Different from distributive justice, procedural justice focuses more on
organizational commitment and satisfaction with procedures in the organizations
(Colquitt et al., 2001;
Cohen-Charash and Spector, 2001). Leventhal (1980)
stated that allocations of rewards should be fair laterally between individuals
and longitudinally over time (Cropanzano
et al. 2015; Scottet al. 2008; Zapata-phelan, Colquitt, Scott and Livinstone,
2009). In other words, fairness should be in the
equality of opportunities for any employees to get rewards related to their
efforts and this rule should be consistent overtime. Tyler and Lind (1992)
underlined the group value model that proposed humans as the basically social
beings whose values are realized within the groups. According to this model,
fair decision making considers employee’s rights in the groups valuable and
respectful (Lind & Tyler, 1988; Tyler, 1989; Tyler et al., 1996; Tyler
& Lind, 1992). Therefore, for assessing how much organization treat fairly
with individuals; employees evaluate authorities’ interactions with themselves
(Tyler, 1989). During this evaluation, they can understand whether authorities
have behaved neutrally and unbiased toward them, because biased interaction
could lead to negative employee attitudes against the organization. In spite of
the differences, these two concepts have similarities. For instances, in the
neutrality (Tyler, 1989) we can see the consistency of the rule applications
across employees, while in the inconsistency (Leventhal, 1980) we can find
discrimination in the allocations of the opportunities.
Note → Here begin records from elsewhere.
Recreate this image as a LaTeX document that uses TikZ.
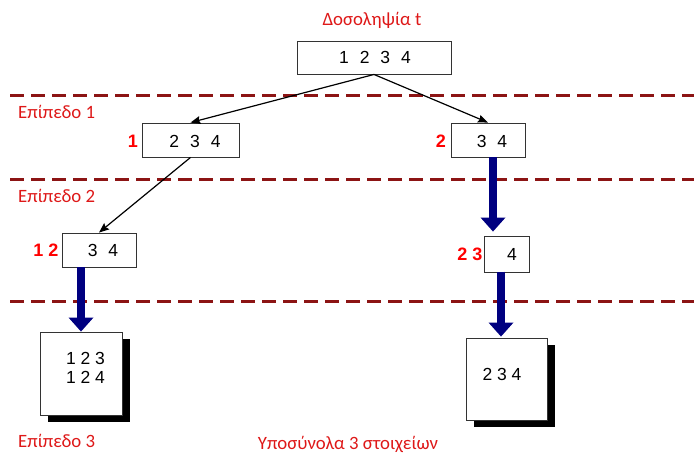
\documentclass[tikz,border=0pt]{standalone}
\usepackage{fontspec}
\setmainfont{Liberation Sans}
\newfontfamily\captionfont{Carlito}
\usetikzlibrary{arrows.meta,shadows}
\definecolor{lvlred}{RGB}{140,20,20}
\definecolor{capred}{RGB}{222,24,24}
\definecolor{numred}{RGB}{255,0,0}
\definecolor{fatblue}{RGB}{0,0,128}
\newcommand\dgap{\hspace{11pt}}
\begin{document}
\begin{tikzpicture}[x=1pt,y=-1pt,
  level/.style={draw=lvlred, line width=3pt, dash pattern=on 14pt off 7pt},
  caption/.style={text=capred, font=\captionfont\fontsize{18.8}{22}\selectfont, inner sep=0},
  setbox/.style={draw=black!80, fill=white, line width=0.9pt, inner sep=0},
  digits/.style={font=\fontsize{17.5}{19}\selectfont, inner sep=0},
  tag/.style={text=numred, font=\bfseries\fontsize{18}{19}\selectfont, inner sep=0},
  result/.style={setbox, drop shadow={shadow xshift=8pt, shadow yshift=-7pt, fill=black, opacity=1}},
  thinarrow/.style={draw=black, line width=1.2pt, -{Stealth[length=10pt,width=8pt,inset=1.5pt]}},
  fatarrow/.style={draw=fatblue, line width=8pt, -{Triangle[width=25pt,length=14pt,line width=0pt]}}
]
\useasboundingbox (0,0) rectangle (694,458);

% level separators
\draw[level] (10,95) -- (694,95);
\draw[level] (10,179) -- (694,179);
\draw[level] (10,301) -- (694,301);

% captions
\node[caption] (title) at (372,20) {Δοσοληψία t};
\node[caption, anchor=west] (lv1) at (18,112) {Επίπεδο 1};
\node[caption, anchor=west] (lv2) at (18,196) {Επίπεδο 2};
\node[caption, anchor=west] (lv3) at (18,441) {Επίπεδο 3};
\node[caption] (subsets) at (348,444) {Υποσύνολα 3 στοιχείων};

% tree boxes
\node[setbox, minimum width=154pt, minimum height=33pt] (root) at (374,57.5) {};
\node[setbox, minimum width=97pt, minimum height=34pt] (b1) at (190.5,140) {};
\node[setbox, minimum width=74pt, minimum height=34pt] (r1) at (488,140) {};
\node[setbox, minimum width=74pt, minimum height=34pt] (l2) at (99,250) {};
\node[setbox, minimum width=45pt, minimum height=36pt] (r2) at (506.5,254) {};
\node[result, minimum width=82pt, minimum height=83pt] (rl) at (81,373.5) {};
\node[result, minimum width=81pt, minimum height=82pt] (rr) at (506.5,379) {};

% box contents
\node[digits] (troot) at (375,57.5) {1\dgap 2\dgap 3\dgap 4};
\node[digits] (tb1) at (195,141) {2\dgap 3\dgap 4};
\node[digits] (tr1) at (492,141) {3\dgap 4};
\node[digits] (tl2) at (103,250) {3\dgap 4};
\node[digits] (tr2) at (512,254) {4};
\node[digits, align=left, font=\fontsize{17.5}{19}\selectfont] (trl) at (85.5,367.5) {1 2 3\\1 2 4};
\node[digits] (trr) at (502,374) {2 3 4};

% prefix tags
\node[tag] (p1) at (133,141) {1};
\node[tag] (p2) at (441,141) {2};
\node[tag] (p12) at (46,250) {1 2};
\node[tag] (p23) at (470,254) {2 3};

% branches
\draw[thinarrow] (root.south) -- (b1.north);
\draw[thinarrow] (root.south) -- (r1.north);
\draw[thinarrow] (b1.south) -- (l2.north);

% final steps
\draw[fatarrow] ([xshift=5pt]r1.south) -- ([xshift=5pt,yshift=4pt]r1.south |- r2.north);
\draw[fatarrow] (rr.north -| 501,0) ++(0,-66) -- ([yshift=1pt]rr.north -| 501,0);
\draw[fatarrow] (rl.north |- l2.south) -- (rl.north);
\end{tikzpicture}
\end{document}
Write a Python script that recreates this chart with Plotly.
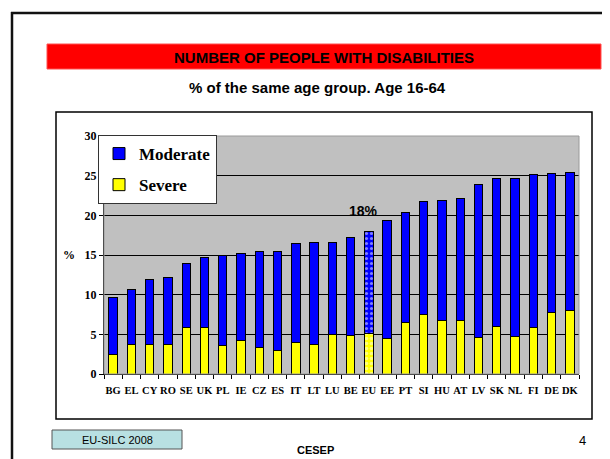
import plotly.graph_objects as go

countries = ["BG", "EL", "CY", "RO", "SE", "UK", "PL", "IE", "CZ", "ES", "IT", "LT", "LU",
             "BE", "EU", "EE", "PT", "SI", "HU", "AT", "LV", "SK", "NL", "FI", "DE", "DK"]
severe = [2.4, 3.7, 3.7, 3.7, 5.8, 5.8, 3.6, 4.2, 3.3, 3.0, 4.0, 3.7, 5.0,
          4.8, 5.1, 4.5, 6.5, 7.5, 6.7, 6.8, 4.6, 6.0, 4.7, 5.8, 7.8, 8.0]
moderate = [7.3, 6.9, 8.2, 8.5, 8.1, 8.9, 11.3, 11.0, 12.2, 12.5, 12.5, 12.9, 11.6,
            12.4, 12.8, 14.9, 13.8, 14.3, 15.2, 15.3, 19.3, 18.6, 19.9, 19.3, 17.5, 17.4]
y_ticks = [0, 5, 10, 15, 20, 25, 30]
highlight = "EU"

W, H = 610, 459
L, R, T, B = 96, 571, 128, 366


def px(x):
    return (x - L) / (R - L)


def py(y):
    return (B - y) / (B - T)


pat = ["." if c == highlight else "" for c in countries]

fig = go.Figure()
fig.add_trace(go.Bar(
    x=countries, y=severe, name="Severe", legendgroup="s", legendrank=2,
    marker=dict(color="#ffff00", line=dict(color="#000000", width=1),
                pattern=dict(shape=pat, fgcolor="#ffffff", size=5, solidity=0.4)),
))
fig.add_trace(go.Bar(
    x=countries, y=moderate, name="Moderate", legendgroup="m", legendrank=1,
    marker=dict(color="#0000ff", line=dict(color="#000000", width=1),
                pattern=dict(shape=pat, fgcolor="#ffffff", size=5, solidity=0.3)),
))

serif = "Liberation Serif"
sans = "Liberation Sans"

shapes = [
    # outer slide frame (left and top)
    dict(type="line", xref="paper", yref="paper", x0=px(4), x1=px(4), y0=py(4), y1=py(459),
         line=dict(color="#111111", width=2.5)),
    dict(type="line", xref="paper", yref="paper", x0=px(3), x1=px(610), y0=py(5), y1=py(5),
         line=dict(color="#111111", width=2.5)),
    # red title band
    dict(type="rect", xref="paper", yref="paper", x0=px(39), x1=px(593), y0=py(36), y1=py(61),
         fillcolor="#ff0000", line=dict(color="#ff5050", width=1)),
    # chart box
    dict(type="rect", xref="paper", yref="paper", x0=px(48), x1=px(584), y0=py(104), y1=py(411),
         line=dict(color="#000000", width=1.5)),
    # plot area outline
    dict(type="rect", xref="paper", yref="paper", x0=0, x1=1, y0=0, y1=1, layer="above",
         line=dict(color="#9a9a9a", width=1)),
    # EU-SILC box
    dict(type="rect", xref="paper", yref="paper", x0=px(44), x1=px(174), y0=py(422), y1=py(441),
         fillcolor="#b8e0e2", line=dict(color="#555555", width=1)),
]

annotations = [
    dict(text="<b>NUMBER OF PEOPLE WITH DISABILITIES</b>", x=px(316), y=py(49),
         font=dict(family=sans, size=15, color="#000000")),
    dict(text="<b>% of the same age group. Age 16-64</b>", x=px(309), y=py(79.5),
         font=dict(family=sans, size=15, color="#000000")),
    dict(text="%", x=px(61), y=py(247), font=dict(family=serif, size=12, color="#000000", weight="bold")),
    dict(text="<b>18%</b>", x=px(355), y=py(203), font=dict(family=sans, size=14, color="#000000")),
    dict(text="EU-SILC 2008", x=px(109), y=py(431.5), font=dict(family=sans, size=11, color="#000000")),
    dict(text="<b>CESEP</b>", x=px(307), y=py(442), font=dict(family=sans, size=11, color="#000000")),
    dict(text="4", x=px(574), y=py(432), font=dict(family=sans, size=13, color="#000000")),
]
for a in annotations:
    a.update(xref="paper", yref="paper", showarrow=False, xanchor="center", yanchor="middle")

fig.update_layout(
    width=W, height=H,
    margin=dict(l=L, r=W - R, t=T, b=H - B),
    paper_bgcolor="#ffffff",
    plot_bgcolor="#c0c0c0",
    barmode="stack",
    bargap=0.54,
    showlegend=True,
    legend=dict(
        x=px(90), y=py(127), xanchor="left", yanchor="top",
        bgcolor="#ffffff", bordercolor="#333333", borderwidth=1,
        font=dict(family=serif, size=17, color="#000000", weight="bold"),
        traceorder="grouped", tracegroupgap=6, itemwidth=30,
    ),
    xaxis=dict(
        type="category", showgrid=False, showline=True, linecolor="#000000", linewidth=1,
        ticks="outside", tickson="boundaries", ticklen=4, tickcolor="#000000",
        tickangle=0,
        tickfont=dict(family=serif, size=10.5, color="#000000", weight="bold"),
        ticklabelstandoff=6,
    ),
    yaxis=dict(
        range=[0, 30], tickvals=y_ticks, showgrid=True, gridcolor="#000000", gridwidth=1,
        zeroline=False, showline=True, linecolor="#000000", linewidth=1,
        ticks="outside", ticklen=4, tickcolor="#000000",
        tickfont=dict(family=serif, size=12, color="#000000", weight="bold"),
    ),
    shapes=shapes,
    annotations=annotations,
)

fig.write_html("out.html")
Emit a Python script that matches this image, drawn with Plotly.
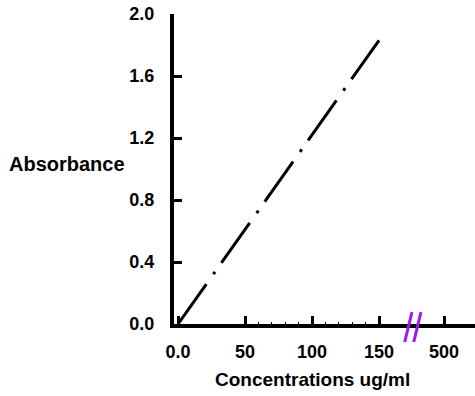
import plotly.graph_objects as go

# Data
concentration = [0, 150]          # ug/ml
absorbance = [0, 1.83]

y_ticks = [0.0, 0.4, 0.8, 1.2, 1.6, 2.0]
y_tick_labels = ["0.0", "0.4", "0.8", "1.2", "1.6", "2.0"]
x_ticks = [0, 50, 100, 150, 198.5]
x_tick_labels = ["0.0", "50", "100", "150", "500"]
x_minor_ticks = [60, 70, 80, 90, 110, 120, 130, 140]
axis_break_at = 175

x_range = [-3, 221.6]
y_range = [0, 2.0]

FONT = "Liberation Sans, Arial, sans-serif"

fig = go.Figure()
fig.add_trace(go.Scatter(
    x=concentration, y=absorbance, mode="lines",
    line=dict(color="black", width=3, dash="49px,12px,3px,11px"),
    showlegend=False, hoverinfo="skip",
))

bx = (axis_break_at - x_range[0]) / (x_range[1] - x_range[0])
for dx in (0.0, 0.03):
    fig.add_shape(type="line", xref="paper", yref="paper",
                  x0=bx - 0.026 + dx, y0=-0.058, x1=bx - 0.002 + dx, y1=0.038,
                  line=dict(color="#9B19F5", width=3))

fig.update_layout(
    width=475, height=396,
    margin=dict(l=174, r=0, t=14, b=72),
    plot_bgcolor="white", paper_bgcolor="white",
    font=dict(family=FONT, color="black"),
    xaxis=dict(
        range=x_range, tickmode="array", tickvals=x_ticks, ticktext=x_tick_labels,
        showgrid=False, zeroline=False, showline=True, linecolor="black", linewidth=4,
        ticks="inside", ticklen=8, tickwidth=3, tickcolor="black",
        tickfont=dict(family=FONT, size=18, color="black", weight="bold"),
        ticklabelstandoff=8,
        minor=dict(tickmode="array", tickvals=x_minor_ticks, ticks="inside",
                   ticklen=2, tickwidth=1, tickcolor="black", showgrid=False),
    ),
    yaxis=dict(
        range=y_range, tickmode="array", tickvals=y_ticks, ticktext=y_tick_labels,
        showgrid=False, zeroline=False, showline=True, linecolor="black", linewidth=4,
        ticks="inside", ticklen=8, tickwidth=3, tickcolor="black",
        tickfont=dict(family=FONT, size=18, color="black", weight="bold"),
        ticklabelstandoff=12,
    ),
    annotations=[
        dict(text="Absorbance", xref="paper", yref="paper",
             x=-0.555, y=0.515, xanchor="left", yanchor="middle", showarrow=False,
             font=dict(family=FONT, size=20, color="black", weight="bold")),
        dict(text="Concentrations ug/ml", xref="paper", yref="paper",
             x=0.46, y=-0.18, xanchor="center", yanchor="middle", showarrow=False,
             font=dict(family=FONT, size=19, color="black", weight="bold")),
    ],
)

fig.write_html("out.html")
Interactional justice is third type of justice,
which centers more on the relations, and interpersonal reactions received from another person (e.g., Bies, 2001; Tyler, 1989; Tyler, Rasinski, & Spodick,
1985). The core concepts of this justice focus on the need for trust, respect,
and dignity within interactions with others. The major difference between this facets
of organizational justice with procedural one is that the feeling of
interactional justice is directed toward superiors, but in the procedural
injustice, the perception of inequality is directed toward the organization.

Some researchers
believe that this type could be divided to two subscales, interpersonal justice
referring to sincerity and
respect which people receive from authorities and informational justice relates to keeping individuals informed honestly and adequately through
clarifications (e.g., Colquitt et al. 2001; cf. Colquitt and Rodell, 2015).